Insgesamt lieferten 600 Frauen selbst entnommene Vaginalsekret-Proben und 503 Urinproben ab. Diese Proben wurden dann von den Untersuchern mit dem sogenannten S5-Test ausgewertet. Der Test misst die DNA-Methylierung der 4 HPV-Typen HPV16, HPV18, HPV31 und HPV33 und analysiert außerdem epigenetische Veränderungen in dem menschlichen Gen EPB41L3. Auf Basis der Ergebnisse wird anschließend ein Risiko-Wert berechnet. Zum Vergleich wurden alle Proben auch mit dem BD Onclarity HPV Assay (Becton, Dickinson und Co) untersucht.
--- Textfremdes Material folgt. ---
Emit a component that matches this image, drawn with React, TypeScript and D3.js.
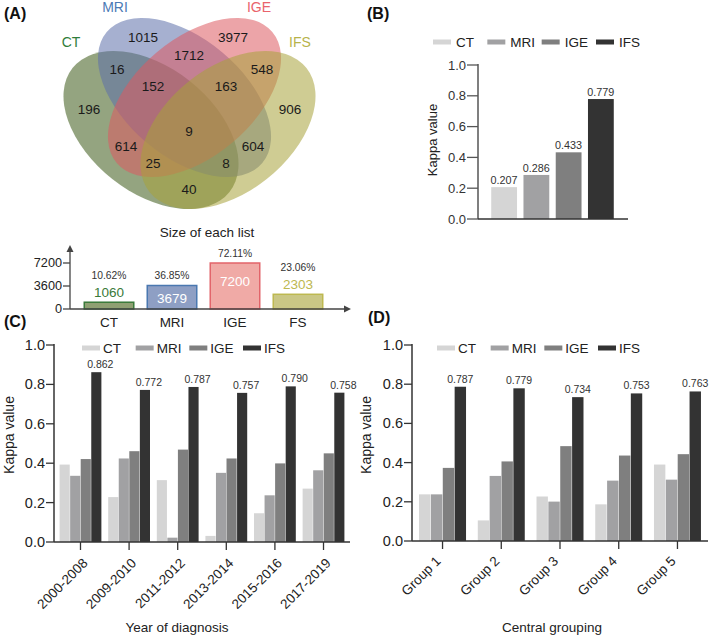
import * as d3 from "d3";

const FONT = "'Liberation Sans', Arial, Helvetica, sans-serif";

// methods compared in panels B, C and D
const methods = ["CT", "MRI", "IGE", "IFS"];
const methodGreys = ["#d5d5d5", "#a1a1a3", "#7f7f7f", "#333333"];

// (A) Venn diagram
const vennSets = ["CT", "MRI", "IGE", "IFS"];
const vennRegionSets = [
  ["CT"], ["MRI"], ["IGE"], ["IFS"],
  ["CT", "MRI"], ["MRI", "IGE"], ["IGE", "IFS"], ["CT", "IGE"], ["MRI", "IFS"], ["CT", "IFS"],
  ["CT", "MRI", "IGE"], ["MRI", "IGE", "IFS"], ["CT", "IGE", "IFS"], ["CT", "MRI", "IFS"],
  ["CT", "MRI", "IGE", "IFS"],
];
const vennRegionCounts = [196, 1015, 3977, 906, 16, 1712, 548, 614, 604, 40, 152, 163, 25, 8, 9];

// (A) size of each list
const listNames = ["CT", "MRI", "IGE", "FS"];
const listSizes = [1060, 3679, 7200, 2303];
const listShares = ["10.62%", "36.85%", "72.11%", "23.06%"];
const listTicks = [0, 3600, 7200];

// (B) overall kappa
const overallKappa = [0.207, 0.286, 0.433, 0.779];

// (C) by year of diagnosis
const yearGroups = ["2000-2008", "2009-2010", "2011-2012", "2013-2014", "2015-2016", "2017-2019"];
const yearCT = [0.393, 0.228, 0.314, 0.031, 0.146, 0.271];
const yearMRI = [0.336, 0.424, 0.022, 0.351, 0.237, 0.364];
const yearIGE = [0.421, 0.461, 0.469, 0.424, 0.399, 0.450];
const yearIFS = [0.862, 0.772, 0.787, 0.757, 0.790, 0.758];

// (D) by central grouping
const centralGroups = ["Group 1", "Group 2", "Group 3", "Group 4", "Group 5"];
const centralCT = [0.238, 0.105, 0.227, 0.187, 0.390];
const centralMRI = [0.238, 0.332, 0.201, 0.308, 0.313];
const centralIGE = [0.373, 0.406, 0.484, 0.436, 0.443];
const centralIFS = [0.787, 0.779, 0.734, 0.753, 0.763];

const vennLabelColors = ["#2f7d3a", "#4b7ab5", "#e9636c", "#b7b34a"];
const vennFills = ["#3d5a18", "#5d6fa9", "#dc5960", "#a8a23a"];
const listFills = ["#8fa072", "#8e9fc4", "#f0aaa6", "#cac785"];
const listStrokes = ["#3a7a3a", "#4a78b0", "#e2646a", "#bdb850"];

const fmt1 = d3.format(".1f");
const fmt3 = d3.format(".3f");

const ellipses = [
  { cx: 151, cy: 130, a: 100, b: 62.5, deg: 38.3 },
  { cx: 184.5, cy: 97.5, a: 101.7, b: 58.9, deg: 40.1 },
  { cx: 194.5, cy: 97.5, a: 101.7, b: 58.9, deg: -40.1 },
  { cx: 228, cy: 130, a: 100, b: 62.5, deg: -38.3 },
];

function inside(e, x, y) {
  const t = (e.deg * Math.PI) / 180;
  const dx = x - e.cx, dy = y - e.cy;
  const u = dx * Math.cos(t) + dy * Math.sin(t);
  const v = -dx * Math.sin(t) + dy * Math.cos(t);
  return (u / e.a) ** 2 + (v / e.b) ** 2 <= 1;
}

// place each count at the point of its region farthest from any edge
function labelSpots() {
  const X0 = 50, Y0 = 5, W = 290, H = 220;
  const code = new Int8Array(W * H);
  for (let j = 0; j < H; j++)
    for (let i = 0; i < W; i++) {
      let c = 0;
      ellipses.forEach((e, k) => { if (inside(e, X0 + i, Y0 + j)) c |= 1 << k; });
      code[j * W + i] = c;
    }
  const dist = new Float32Array(W * H);
  for (let j = 0; j < H; j++)
    for (let i = 0; i < W; i++) {
      const p = j * W + i;
      const edge = i === 0 || j === 0 || i === W - 1 || j === H - 1 ||
        code[p - 1] !== code[p] || code[p + 1] !== code[p] ||
        code[p - W] !== code[p] || code[p + W] !== code[p];
      dist[p] = edge ? 0 : 1e9;
    }
  const D = Math.SQRT2;
  for (let j = 1; j < H - 1; j++)
    for (let i = 1; i < W - 1; i++) {
      const p = j * W + i;
      dist[p] = Math.min(dist[p], dist[p - 1] + 1, dist[p - W] + 1, dist[p - W - 1] + D, dist[p - W + 1] + D);
    }
  for (let j = H - 2; j > 0; j--)
    for (let i = W - 2; i > 0; i--) {
      const p = j * W + i;
      dist[p] = Math.min(dist[p], dist[p + 1] + 1, dist[p + W] + 1, dist[p + W + 1] + D, dist[p + W - 1] + D);
    }
  const best = new Map();
  for (let p = 0; p < W * H; p++) {
    const c = code[p];
    if (!c) continue;
    const cur = best.get(c);
    if (!cur || dist[p] > cur.d) best.set(c, { d: dist[p], x: X0 + (p % W), y: Y0 + Math.floor(p / W) });
  }
  return best;
}

function Venn() {
  const spots = labelSpots();
  const setLabelPos = [
    { x: 71, y: 47 }, { x: 115, y: 12 }, { x: 259, y: 12 }, { x: 300, y: 47 },
  ];
  return (
    <g>
      {ellipses.map((e, k) => (
        <ellipse key={k} cx={e.cx} cy={e.cy} rx={e.a} ry={e.b}
          transform={`rotate(${e.deg},${e.cx},${e.cy})`}
          fill={vennFills[k]} fillOpacity={0.55} />
      ))}
      {vennSets.map((s, k) => (
        <text key={s} x={setLabelPos[k].x} y={setLabelPos[k].y} textAnchor="middle"
          fontSize={14} fill={vennLabelColors[k]}>{s}</text>
      ))}
      {vennRegionSets.map((members, r) => {
        const c = members.reduce((acc, m) => acc | (1 << vennSets.indexOf(m)), 0);
        const s = spots.get(c);
        if (!s) return null;
        return (
          <text key={r} x={s.x} y={s.y} textAnchor="middle" dominantBaseline="central"
            fontSize={13.5} fill="#1a1a1a">{vennRegionCounts[r]}</text>
        );
      })}
    </g>
  );
}

function ListSizes() {
  const axisX = 70, base = 309;
  const x = d3.scaleBand().domain(listNames).range([75, 332]).paddingInner(0.214).paddingOuter(0.147);
  const y = d3.scaleLinear().domain([0, 7200]).range([base, 263]);
  return (
    <g>
      <text x={207} y={237} textAnchor="middle" fontSize={13.5} fill="#222">Size of each list</text>
      {listNames.map((n, i) => {
        const top = y(listSizes[i]);
        const cx = x(n) + x.bandwidth() / 2;
        const inBar = base - top > 20;
        return (
          <g key={n}>
            <rect x={x(n)} y={top} width={x.bandwidth()} height={base - top}
              fill={listFills[i]} stroke={listStrokes[i]} strokeWidth={1.5} />
            <text x={cx} y={inBar ? top - 6 : top - 23} textAnchor="middle" fontSize={10.3} fill="#333">{listShares[i]}</text>
            <text x={cx} y={inBar ? Math.min(top + 23, base - 6) : top - 5} textAnchor="middle"
              fontSize={13.5} fill={inBar ? "#ffffff" : listStrokes[i]}>{listSizes[i]}</text>
            <text x={cx} y={327} textAnchor="middle" fontSize={13.5} fill="#222">{n}</text>
          </g>
        );
      })}
      <line x1={axisX} y1={base} x2={axisX} y2={250} stroke="#444" strokeWidth={1.3} />
      <path d={`M${axisX},245 L${axisX - 3.5},252 L${axisX + 3.5},252 Z`} fill="#444" />
      <line x1={axisX} y1={base} x2={346} y2={base} stroke="#444" strokeWidth={1.3} />
      <path d={`M351,${base} L344,${base - 3.5} L344,${base + 3.5} Z`} fill="#444" />
      {listTicks.map((t) => (
        <g key={t}>
          <line x1={axisX - 7} x2={axisX} y1={y(t)} y2={y(t)} stroke="#444" strokeWidth={1.3} />
          <text x={62} y={y(t)} dy="0.35em" textAnchor="end" fontSize={12.7} fill="#222">{t}</text>
        </g>
      ))}
    </g>
  );
}

function Legend({ from, to, cy, gap }) {
  const lx = d3.scalePoint().domain(methods).range([from, to]);
  return (
    <g>
      {methods.map((m, i) => (
        <g key={m}>
          <rect x={lx(m)} y={cy - 2.5} width={18} height={5} fill={methodGreys[i]} />
          <text x={lx(m) + gap} y={cy + 5} fontSize={13.5} fill="#222">{m}</text>
        </g>
      ))}
    </g>
  );
}

function OverallKappa() {
  const left = 478, right = 628, bottom = 219, top = 65;
  const x = d3.scaleBand().domain(methods).range([488, 617]).paddingInner(0.2).paddingOuter(0.1);
  const y = d3.scaleLinear().domain([0, 1]).range([bottom, top]);
  return (
    <g>
      <Legend from={433} to={596} cy={42} gap={23} />
      {methods.map((m, i) => (
        <g key={m}>
          <rect x={x(m)} y={y(overallKappa[i])} width={x.bandwidth()} height={bottom - y(overallKappa[i])} fill={methodGreys[i]} />
          <text x={x(m) + x.bandwidth() / 2} y={y(overallKappa[i]) - 3} textAnchor="middle" fontSize={10.8} fill="#333">
            {fmt3(overallKappa[i])}
          </text>
        </g>
      ))}
      <line x1={left} x2={left} y1={top - 1} y2={bottom} stroke="#555" strokeWidth={1.5} />
      <line x1={left} x2={right} y1={bottom} y2={bottom} stroke="#333" strokeWidth={1.5} />
      {y.ticks(5).map((t) => (
        <g key={t}>
          <line x1={left - 11} x2={left} y1={y(t)} y2={y(t)} stroke="#555" strokeWidth={1.3} />
          <text x={left - 12} y={y(t)} dy="0.35em" textAnchor="end" fontSize={13} fill="#333">{fmt1(t)}</text>
        </g>
      ))}
      <text transform={`translate(437,140) rotate(-90)`} textAnchor="middle" fontSize={13} fill="#222">Kappa value</text>
    </g>
  );
}

function GroupedKappa({ groups, series, left, right, top, bottom, pi, po, legendFrom, legendTo, valueDx, tickDx, tickDy, xTitle, xTitleX, yTitleX }) {
  const x0 = d3.scaleBand().domain(groups).range([left, right]).paddingInner(pi).paddingOuter(po);
  const x1 = d3.scaleBand().domain(methods).range([0, x0.bandwidth()]).paddingInner(0.04);
  const y = d3.scaleLinear().domain([0, 1]).range([bottom, top]);
  return (
    <g>
      <Legend from={legendFrom} to={legendTo} cy={348} gap={21} />
      {groups.map((g, gi) => (
        <g key={g} transform={`translate(${x0(g)},0)`}>
          {methods.map((m, mi) => {
            const v = series[mi][gi];
            return (
              <rect key={m} x={x1(m)} y={y(v)} width={x1.bandwidth()} height={bottom - y(v)} fill={methodGreys[mi]} />
            );
          })}
          <text x={x1("IFS") + x1.bandwidth() / 2 + valueDx} y={y(series[3][gi]) - 4} textAnchor="middle" fontSize={10.5} fill="#333">
            {fmt3(series[3][gi])}
          </text>
        </g>
      ))}
      <line x1={left} x2={left} y1={top - 1} y2={bottom} stroke="#333" strokeWidth={1.5} />
      <line x1={left} x2={right} y1={bottom} y2={bottom} stroke="#333" strokeWidth={1.5} />
      {y.ticks(5).map((t) => (
        <g key={t}>
          <line x1={left - 8} x2={left} y1={y(t)} y2={y(t)} stroke="#333" strokeWidth={1.3} />
          <text x={left - 9} y={y(t)} dy="0.35em" textAnchor="end" fontSize={14.5} fill="#222">{fmt1(t)}</text>
        </g>
      ))}
      {groups.map((g) => {
        const cx = x0(g) + x0.bandwidth() / 2;
        return (
          <g key={g}>
            <line x1={cx} x2={cx} y1={bottom} y2={bottom + 8} stroke="#333" strokeWidth={1.3} />
            <text transform={`translate(${cx + tickDx},${bottom + tickDy}) rotate(-45)`} textAnchor="end" fontSize={13.5} fill="#222">{g}</text>
          </g>
        );
      })}
      <text x={xTitleX} y={632} textAnchor="middle" fontSize={13.5} fill="#222">{xTitle}</text>
      <text transform={`translate(${yTitleX},435) rotate(-90)`} textAnchor="middle" fontSize={14} fill="#222">Kappa value</text>
    </g>
  );
}

export default function App() {
  return (
    <svg width={709} height={638} viewBox="0 0 709 638"
      style={{ position: "absolute", left: 0, top: 0, background: "#fff" }} fontFamily={FONT}>
      <Venn />
      <ListSizes />
      <OverallKappa />
      <GroupedKappa groups={yearGroups} series={[yearCT, yearMRI, yearIGE, yearIFS]}
        left={54} right={350} top={345} bottom={542} pi={0.14} po={0.115}
        legendFrom={82} legendTo={243} valueDx={4} tickDx={8} tickDy={22}
        xTitle="Year of diagnosis" xTitleX={177} yTitleX={14} />
      <GroupedKappa groups={centralGroups} series={[centralCT, centralMRI, centralIGE, centralIFS]}
        left={412} right={708} top={345} bottom={541} pi={0.2} po={0.12}
        legendFrom={437} legendTo={598} valueDx={0} tickDx={-1} tickDy={21}
        xTitle="Central grouping" xTitleX={552} yTitleX={371} />
      <text x={4} y={19} fontSize={16} fontWeight="bold" fill="#111">(A)</text>
      <text x={367} y={19} fontSize={16} fontWeight="bold" fill="#111">(B)</text>
      <text x={4} y={327} fontSize={16} fontWeight="bold" fill="#111">(C)</text>
      <text x={368} y={323} fontSize={16} fontWeight="bold" fill="#111">(D)</text>
    </svg>
  );
}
Test funktionierte zuverlässig

„Wir fanden heraus, dass der S5-Test mit oder ohne HPV-Test sowohl mit Urin- als auch mit Vaginalsekret-Proben gut funktioniert“, sagte Nedjai. „Der Test unterschied verlässlich zwischen Frauen ohne präkanzeröse Läsionen und Frauen mit einem CIN3 oder höheren Läsionen.“

„Wir werteten zwei verschiedene Möglichkeiten der S5-Anwendung aus“, fuhr sie fort. „Zunächst haben wir S5 als Sekundärtest bei HPV-positiven Frauen getestet, um die Zahl der Frauen, die zur Kolposkopie überstellt wurden, zu begrenzen. Bei den Urinproben identifizierte der S5-Test Frauen mit Präkanzerosen besser als das HPV16 oder -18. So wurden 96% der tatsächlich positiven CIN3+-Befunde mit S5 identifiziert gegenüber 73% der positiven HPV-16 oder -18 Ergebnisse.“

 
Der Test unterschied verlässlich zwischen Frauen ohne präkanzeröse Läsionen und Frauen mit einem CIN3 oder höheren Läsionen. Dr. Belinda Nedjai
 

„Dann haben wir S5 als eigenständigen Test evaluiert, ohne zuvor HPV-Tests durchzuführen. Wir haben die Risikogrenzen angepasst, um mindestens 85% richtig positive Fälle zu identifizieren. Dabei wurden sowohl der Urin als auch die selbst entnommenen Vaginalsekretproben analysiert“, sagte sie.

„Wir arbeiten derzeit an neuen Markern, um die Genauigkeit des S5-Tests noch weiter zu erhöhen und halten den Ansatz für vielversprechend“, schloss Nadjai.

Dieser Artikel wurde von Markus Vieten aus www.medscape.com übersetzt und adaptiert.